Copy exactly the lines that run from the top of the listing to the line containing "190, 200, 210];", both ends included, and omit the pictures.

--- Supplied information ---
================================

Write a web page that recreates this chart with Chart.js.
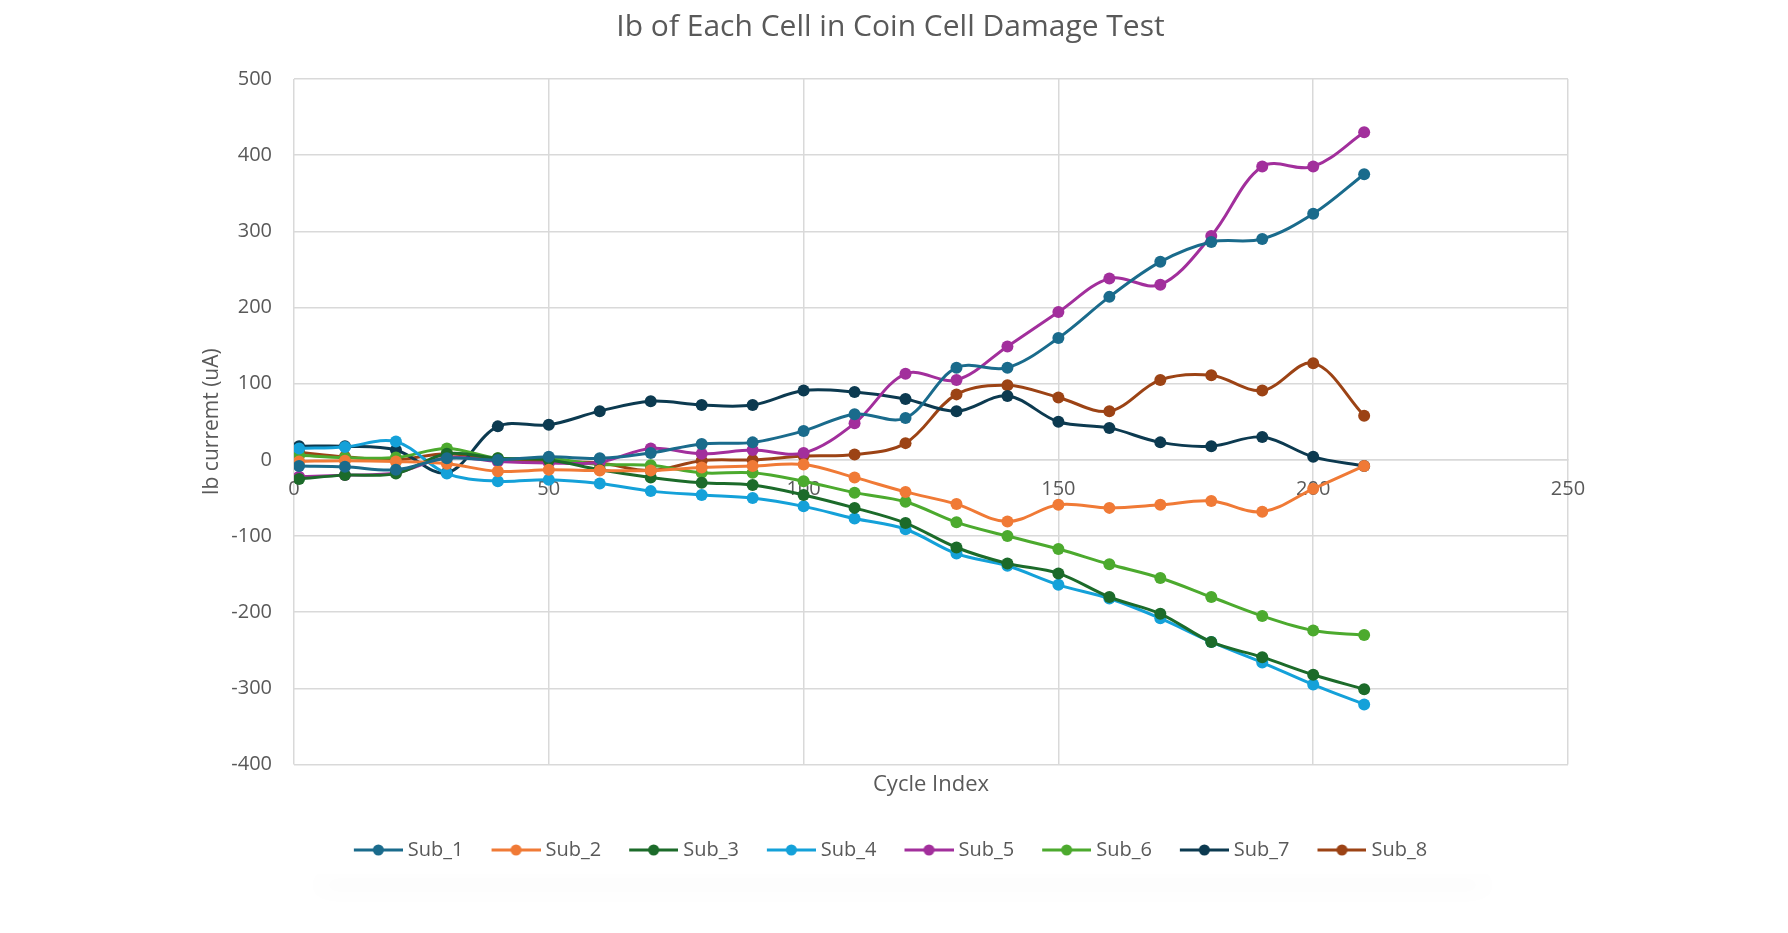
<!DOCTYPE html>
<html>
<head>
<meta charset="utf-8">
<title>Ib of Each Cell in Coin Cell Damage Test</title>
<script src="https://cdn.jsdelivr.net/npm/chart.js@4/dist/chart.umd.min.js"></script>
<style>
    html, body { margin: 0; padding: 0; background: #ffffff; }
    #wrap { position: relative; width: 1788px; height: 933px; }
    #card {
        position: absolute; left: 310px; top: 860px; width: 1185px; height: 14px;
        background: #ffffff;
        box-shadow: 0 18px 24px -6px rgba(0, 0, 0, 0.13);
    }
    #chart { position: absolute; left: 0; top: 0; }
</style>
</head>
<body>
<div id="wrap">
    <div id="card"></div>
    <canvas id="chart" width="1788" height="933"></canvas>
</div>
<script>
// Cycle index of each measurement
const cycles = [1, 10, 20, 30, 40, 50, 60, 70, 80, 90, 100, 110, 120, 130, 140, 150, 160, 170, 180, 190, 200, 210];

// Ib current (uA) per cell
const sub1 = [-8, -9, -13, 2, 0, 4, 2, 9, 21, 23, 38, 60, 55, 121, 121, 160, 214, 260, 286, 290, 323, 375];
const sub2 = [-2, -1, -2, -5, -15, -13, -14, -14, -10, -8, -6, -23, -42, -58, -81, -59, -63, -59, -54, -68, -38, -8];
const sub3 = [-25, -20, -18, 8, 2, 0, -13, -23, -30, -33, -46, -63, -83, -115, -136, -149, -180, -202, -239, -259, -282, -301];
const sub4 = [15, 17, 24, -18, -28, -26, -31, -41, -46, -50, -61, -77, -91, -123, -139, -164, -182, -208, -239, -266, -295, -321];
const sub5 = [-22, -20, -17, 3, -2, -4, -3, 15, 8, 13, 9, 48, 113, 105, 149, 194, 238, 230, 294, 385, 385, 430];
const sub6 = [6, 3, 3, 15, 2, 2, -6, -7, -17, -17, -28, -43, -55, -82, -100, -117, -137, -155, -180, -205, -224, -230];
const sub7 = [18, 18, 13, -17, 44, 46, 64, 77, 72, 72, 91, 89, 80, 64, 84, 50, 42, 23, 18, 30, 4, -8];
const sub8 = [10, 4, 0, 8, 0, -2, -4, -14, -1, 0, 5, 7, 22, 86, 98, 82, 64, 105, 111, 91, 127, 58];

const seriesNames = ['Sub_1', 'Sub_2', 'Sub_3', 'Sub_4', 'Sub_5', 'Sub_6', 'Sub_7', 'Sub_8'];
const seriesValues = [sub1, sub2, sub3, sub4, sub5, sub6, sub7, sub8];
const seriesColors = ['#1a6b8c', '#f07a36', '#1c6b2a', '#14a1d9', '#a22f9c', '#4caa2e', '#0c3a50', '#9c4315'];

// x and y tick settings
const xMin = 0, xMax = 250, xStep = 50;
const yMin = -400, yMax = 500, yStep = 100;

const textColor = '#595959';
const gridColor = '#d9d9d9';
const fontFamily = '"Open Sans", "Noto Sans", sans-serif';

// line+marker swatch for the legend; wider than the legend box so the
// line runs close to the label text like in Excel
function makeSwatch(color) {
    const c = document.createElement('canvas');
    c.width = 54;
    c.height = 14;
    const g = c.getContext('2d');
    g.strokeStyle = color;
    g.lineWidth = 3;
    g.beginPath();
    g.moveTo(5, 7);
    g.lineTo(54, 7);
    g.stroke();
    g.fillStyle = color;
    g.beginPath();
    g.arc(29.5, 7, 5.5, 0, Math.PI * 2);
    g.fill();
    return c;
}

const datasets = seriesNames.map((name, i) => ({
    label: name,
    data: cycles.map((x, j) => ({ x: x, y: seriesValues[i][j] })),
    borderColor: seriesColors[i],
    backgroundColor: seriesColors[i],
    borderWidth: 3,
    pointRadius: 6,
    pointBorderWidth: 0,
    pointHoverRadius: 6,
    tension: 0.35,
    fill: false,
    swatch: makeSwatch(seriesColors[i]),
}));

new Chart(document.getElementById('chart').getContext('2d'), {
    type: 'line',
    data: { datasets: datasets },
    options: {
        responsive: false,
        animation: false,
        layout: {
            padding: { left: 0, right: 7, top: 0, bottom: 63 },
        },
        plugins: {
            title: {
                display: true,
                text: 'Ib of Each Cell in Coin Cell Damage Test',
                color: textColor,
                font: { family: fontFamily, size: 30, weight: 'normal' },
                padding: { top: 9, bottom: 34 },
            },
            legend: {
                position: 'bottom',
                labels: {
                    color: textColor,
                    font: { family: fontFamily, size: 20 },
                    usePointStyle: true,
                    pointStyleWidth: 44,
                    padding: 28,
                    generateLabels: (chart) => chart.data.datasets.map((ds, i) => ({
                        text: ds.label,
                        fillStyle: ds.borderColor,
                        strokeStyle: ds.borderColor,
                        fontColor: textColor,
                        lineWidth: 0,
                        pointStyle: ds.swatch,
                        hidden: false,
                        datasetIndex: i,
                    })),
                },
            },
            tooltip: { enabled: false },
        },
        scales: {
            x: {
                type: 'linear',
                position: { y: 0 },
                min: xMin,
                max: xMax,
                ticks: {
                    stepSize: xStep,
                    color: textColor,
                    font: { family: fontFamily, size: 20 },
                    padding: 17,
                },
                grid: { color: gridColor, lineWidth: 1.5, drawTicks: false },
                border: { color: gridColor, width: 1.5 },
            },
            x2: {
                type: 'linear',
                position: 'bottom',
                min: 0,
                max: 1,
                ticks: { display: false },
                grid: { display: false, drawTicks: false },
                border: { display: false },
                title: {
                    display: true,
                    text: 'Cycle Index',
                    color: textColor,
                    font: { family: fontFamily, size: 22 },
                    padding: { top: 7, bottom: 14 },
                },
            },
            y: {
                type: 'linear',
                min: yMin,
                max: yMax,
                ticks: {
                    stepSize: yStep,
                    color: textColor,
                    font: { family: fontFamily, size: 20 },
                    padding: 22,
                },
                grid: { color: gridColor, lineWidth: 1.5, drawTicks: false },
                border: { display: false },
                title: {
                    display: true,
                    text: 'Ib curremt (uA)',
                    color: textColor,
                    font: { family: fontFamily, size: 21 },
                    padding: { top: 199, bottom: 0 },
                },
                afterFit: (axis) => {
                    axis.width = 294;
                },
            },
            // empty right-hand axis, only reserves the right margin
            y2: {
                type: 'linear',
                position: 'right',
                min: 0,
                max: 1,
                ticks: { display: false },
                grid: { display: false, drawTicks: false },
                border: { display: false },
                afterFit: (axis) => {
                    axis.width = 213;
                },
            },
        },
    },
});
</script>
</body>
</html>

================================

--- Solution for this exercise ---
Write a web page that recreates this chart with Chart.js.
<!DOCTYPE html>
<html>
<head>
<meta charset="utf-8">
<title>Ib of Each Cell in Coin Cell Damage Test</title>
<script src="https://cdn.jsdelivr.net/npm/chart.js@4/dist/chart.umd.min.js"></script>
<style>
    html, body { margin: 0; padding: 0; background: #ffffff; }
    #wrap { position: relative; width: 1788px; height: 933px; }
    #card {
        position: absolute; left: 310px; top: 860px; width: 1185px; height: 14px;
        background: #ffffff;
        box-shadow: 0 18px 24px -6px rgba(0, 0, 0, 0.13);
    }
    #chart { position: absolute; left: 0; top: 0; }
</style>
</head>
<body>
<div id="wrap">
    <div id="card"></div>
    <canvas id="chart" width="1788" height="933"></canvas>
</div>
<script>
// Cycle index of each measurement
const cycles = [1, 10, 20, 30, 40, 50, 60, 70, 80, 90, 100, 110, 120, 130, 140, 150, 160, 170, 180, 190, 200, 210];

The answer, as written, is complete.